Date of Award

5-2013

Document Type

Dissertation

Degree Name

Doctor of Education (EdD)

Department

Executive Leadership

Abstract

Prison reentry has been defined as all of the preparations undertaken to ensure a proper return to one’s community after serving time in prison. There are number of autobiographies, as well as considerable academic research, on the experience of incarceration and the resulting barriers to prison reentry, but little research that has explored the process of release, the long-term effects of having been imprisoned, and the ability to achieve and maintain post- release success. Much of the criminological and psychological analyses examine programs or processes to determine if they are correlated to successful prison reentry without considering what the ex-offenders, themselves, have to say about their prison, life-course, and reentry experiences.
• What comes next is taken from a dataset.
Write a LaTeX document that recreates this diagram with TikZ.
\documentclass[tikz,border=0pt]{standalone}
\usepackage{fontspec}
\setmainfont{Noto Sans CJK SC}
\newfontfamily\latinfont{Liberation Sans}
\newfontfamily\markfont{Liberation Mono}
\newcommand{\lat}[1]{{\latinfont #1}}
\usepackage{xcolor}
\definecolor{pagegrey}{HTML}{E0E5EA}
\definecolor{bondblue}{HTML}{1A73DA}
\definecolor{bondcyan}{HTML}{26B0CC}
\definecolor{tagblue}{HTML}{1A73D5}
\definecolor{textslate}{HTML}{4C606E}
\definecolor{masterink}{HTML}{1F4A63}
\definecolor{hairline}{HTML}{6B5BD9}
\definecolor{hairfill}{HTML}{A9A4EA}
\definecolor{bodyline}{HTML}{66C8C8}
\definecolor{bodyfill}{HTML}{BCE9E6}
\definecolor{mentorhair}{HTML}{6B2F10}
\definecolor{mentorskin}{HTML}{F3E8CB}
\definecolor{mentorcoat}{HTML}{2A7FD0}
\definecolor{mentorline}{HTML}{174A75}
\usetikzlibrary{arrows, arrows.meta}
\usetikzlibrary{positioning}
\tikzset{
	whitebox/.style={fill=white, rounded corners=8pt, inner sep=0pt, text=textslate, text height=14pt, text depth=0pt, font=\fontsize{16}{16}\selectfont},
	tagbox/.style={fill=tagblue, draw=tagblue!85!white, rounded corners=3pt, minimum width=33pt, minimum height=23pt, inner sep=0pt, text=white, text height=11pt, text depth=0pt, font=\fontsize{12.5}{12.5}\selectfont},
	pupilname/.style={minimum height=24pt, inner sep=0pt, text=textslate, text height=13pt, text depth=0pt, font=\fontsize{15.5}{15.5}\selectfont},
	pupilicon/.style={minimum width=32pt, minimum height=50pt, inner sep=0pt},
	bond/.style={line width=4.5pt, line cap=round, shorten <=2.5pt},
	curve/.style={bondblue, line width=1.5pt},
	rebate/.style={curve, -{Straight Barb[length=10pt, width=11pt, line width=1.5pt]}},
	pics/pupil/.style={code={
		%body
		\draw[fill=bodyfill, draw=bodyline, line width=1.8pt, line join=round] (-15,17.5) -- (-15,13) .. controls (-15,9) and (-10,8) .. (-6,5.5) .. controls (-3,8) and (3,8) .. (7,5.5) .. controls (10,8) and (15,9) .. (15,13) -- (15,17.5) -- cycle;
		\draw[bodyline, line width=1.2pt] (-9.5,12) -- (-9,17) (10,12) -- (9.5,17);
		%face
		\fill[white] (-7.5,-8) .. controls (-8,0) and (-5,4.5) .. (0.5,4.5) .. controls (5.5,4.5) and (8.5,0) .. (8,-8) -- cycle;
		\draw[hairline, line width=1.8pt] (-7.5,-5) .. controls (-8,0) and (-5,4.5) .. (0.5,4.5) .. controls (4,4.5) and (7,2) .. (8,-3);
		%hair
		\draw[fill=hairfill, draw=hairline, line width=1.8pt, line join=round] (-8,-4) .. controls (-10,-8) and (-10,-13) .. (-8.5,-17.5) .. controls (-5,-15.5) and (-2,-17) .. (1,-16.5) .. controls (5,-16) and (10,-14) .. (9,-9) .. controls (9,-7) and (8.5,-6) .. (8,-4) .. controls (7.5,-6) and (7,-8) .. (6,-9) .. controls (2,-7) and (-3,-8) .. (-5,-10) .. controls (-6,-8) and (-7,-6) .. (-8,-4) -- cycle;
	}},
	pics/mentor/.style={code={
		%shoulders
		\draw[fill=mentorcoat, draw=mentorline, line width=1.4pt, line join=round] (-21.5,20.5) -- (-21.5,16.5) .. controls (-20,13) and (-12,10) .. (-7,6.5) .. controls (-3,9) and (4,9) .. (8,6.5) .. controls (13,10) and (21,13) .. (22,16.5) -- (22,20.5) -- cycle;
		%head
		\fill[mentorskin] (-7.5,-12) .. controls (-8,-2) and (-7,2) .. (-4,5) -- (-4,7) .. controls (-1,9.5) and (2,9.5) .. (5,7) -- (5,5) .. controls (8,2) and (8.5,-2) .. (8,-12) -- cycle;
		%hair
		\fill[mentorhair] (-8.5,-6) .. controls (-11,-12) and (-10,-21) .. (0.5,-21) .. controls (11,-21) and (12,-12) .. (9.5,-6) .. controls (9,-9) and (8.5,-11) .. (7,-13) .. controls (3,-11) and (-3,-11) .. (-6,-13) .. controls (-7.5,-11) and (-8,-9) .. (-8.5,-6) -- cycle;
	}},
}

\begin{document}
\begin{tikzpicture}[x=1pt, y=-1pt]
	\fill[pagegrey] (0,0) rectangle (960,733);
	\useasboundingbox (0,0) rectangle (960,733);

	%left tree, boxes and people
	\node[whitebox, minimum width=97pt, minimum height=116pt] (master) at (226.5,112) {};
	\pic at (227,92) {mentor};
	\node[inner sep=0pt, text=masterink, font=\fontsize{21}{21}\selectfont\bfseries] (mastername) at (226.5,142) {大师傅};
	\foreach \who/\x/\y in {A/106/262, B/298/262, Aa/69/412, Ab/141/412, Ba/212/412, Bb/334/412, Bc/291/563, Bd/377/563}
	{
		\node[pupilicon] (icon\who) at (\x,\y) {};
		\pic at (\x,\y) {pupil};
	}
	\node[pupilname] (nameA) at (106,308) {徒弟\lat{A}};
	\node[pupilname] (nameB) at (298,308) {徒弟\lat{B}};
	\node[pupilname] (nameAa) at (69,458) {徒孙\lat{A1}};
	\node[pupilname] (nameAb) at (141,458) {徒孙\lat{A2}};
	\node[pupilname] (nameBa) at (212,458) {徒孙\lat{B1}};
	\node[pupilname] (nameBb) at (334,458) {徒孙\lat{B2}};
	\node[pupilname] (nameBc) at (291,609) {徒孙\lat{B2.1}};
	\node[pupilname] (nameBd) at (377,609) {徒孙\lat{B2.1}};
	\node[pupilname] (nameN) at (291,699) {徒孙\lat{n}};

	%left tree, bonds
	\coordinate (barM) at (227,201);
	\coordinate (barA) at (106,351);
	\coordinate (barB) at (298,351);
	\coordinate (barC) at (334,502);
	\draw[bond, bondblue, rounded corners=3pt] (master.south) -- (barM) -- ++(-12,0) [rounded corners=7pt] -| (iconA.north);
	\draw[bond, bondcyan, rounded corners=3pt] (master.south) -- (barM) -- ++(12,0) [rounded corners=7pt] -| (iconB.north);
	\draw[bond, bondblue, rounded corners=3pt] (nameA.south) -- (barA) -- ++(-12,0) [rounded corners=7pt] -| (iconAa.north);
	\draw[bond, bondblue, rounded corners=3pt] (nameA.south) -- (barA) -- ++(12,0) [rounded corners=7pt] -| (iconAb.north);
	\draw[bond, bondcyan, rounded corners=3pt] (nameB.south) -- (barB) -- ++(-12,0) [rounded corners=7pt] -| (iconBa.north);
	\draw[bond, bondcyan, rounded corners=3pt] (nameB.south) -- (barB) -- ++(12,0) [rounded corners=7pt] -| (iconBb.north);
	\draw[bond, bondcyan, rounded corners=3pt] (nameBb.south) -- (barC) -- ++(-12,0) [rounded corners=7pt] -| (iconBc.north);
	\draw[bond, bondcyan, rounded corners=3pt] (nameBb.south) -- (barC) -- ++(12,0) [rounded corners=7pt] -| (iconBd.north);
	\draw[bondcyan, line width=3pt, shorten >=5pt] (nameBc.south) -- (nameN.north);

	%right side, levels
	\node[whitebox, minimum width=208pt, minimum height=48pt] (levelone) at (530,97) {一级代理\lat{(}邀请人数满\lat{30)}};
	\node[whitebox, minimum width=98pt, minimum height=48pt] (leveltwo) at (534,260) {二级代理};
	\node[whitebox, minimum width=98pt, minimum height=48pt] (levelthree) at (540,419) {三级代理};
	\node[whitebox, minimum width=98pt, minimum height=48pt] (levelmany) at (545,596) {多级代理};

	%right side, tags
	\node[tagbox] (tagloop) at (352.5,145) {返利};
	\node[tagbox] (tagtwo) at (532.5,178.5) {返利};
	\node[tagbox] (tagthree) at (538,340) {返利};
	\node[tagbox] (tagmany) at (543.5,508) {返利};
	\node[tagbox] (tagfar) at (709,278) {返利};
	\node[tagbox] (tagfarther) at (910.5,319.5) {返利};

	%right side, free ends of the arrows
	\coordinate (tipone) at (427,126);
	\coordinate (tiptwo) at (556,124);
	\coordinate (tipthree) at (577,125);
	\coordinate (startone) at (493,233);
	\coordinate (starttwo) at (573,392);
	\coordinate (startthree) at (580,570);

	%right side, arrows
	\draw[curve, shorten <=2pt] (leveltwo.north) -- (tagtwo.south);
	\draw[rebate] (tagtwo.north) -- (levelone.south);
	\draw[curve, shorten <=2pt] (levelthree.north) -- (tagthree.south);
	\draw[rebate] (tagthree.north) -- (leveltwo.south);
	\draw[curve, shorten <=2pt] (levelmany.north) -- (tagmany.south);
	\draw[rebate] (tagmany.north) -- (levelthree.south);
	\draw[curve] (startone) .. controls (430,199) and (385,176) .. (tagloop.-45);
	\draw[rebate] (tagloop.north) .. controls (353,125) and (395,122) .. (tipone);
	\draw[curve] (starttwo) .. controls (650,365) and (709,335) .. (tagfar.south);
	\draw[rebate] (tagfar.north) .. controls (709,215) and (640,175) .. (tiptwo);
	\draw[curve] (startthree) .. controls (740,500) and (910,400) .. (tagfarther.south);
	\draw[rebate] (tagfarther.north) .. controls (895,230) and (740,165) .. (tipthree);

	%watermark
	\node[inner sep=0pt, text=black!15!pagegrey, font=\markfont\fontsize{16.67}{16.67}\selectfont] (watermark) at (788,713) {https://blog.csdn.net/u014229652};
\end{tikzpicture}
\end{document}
This research project sketched the carceral (experiences while incarcerated) of 10 African-American, formerly chemically dependent, men who reentered the city under examination, after serving time in a State Department of Corrections. This research project also addressed the social and personal circumstances the ex-offenders experienced after their release from prison into socially disorganized communities, explored how ex-offenders were able to negotiate their communities, and identified what cultural resilience factors were useful in helping these individuals to move successfully from prison to the community. Using a directed-content analysis, four themes emerged. The qualitative interviews with the ex-offenders yielded four essential components of a successful reentry process: 1) self-reliance/self-control, 2) help from others, 3) altruism, and 4) disavowal of stigma. The research participants validated the Cultural Resilience Model to the exclusion of the category related to racism.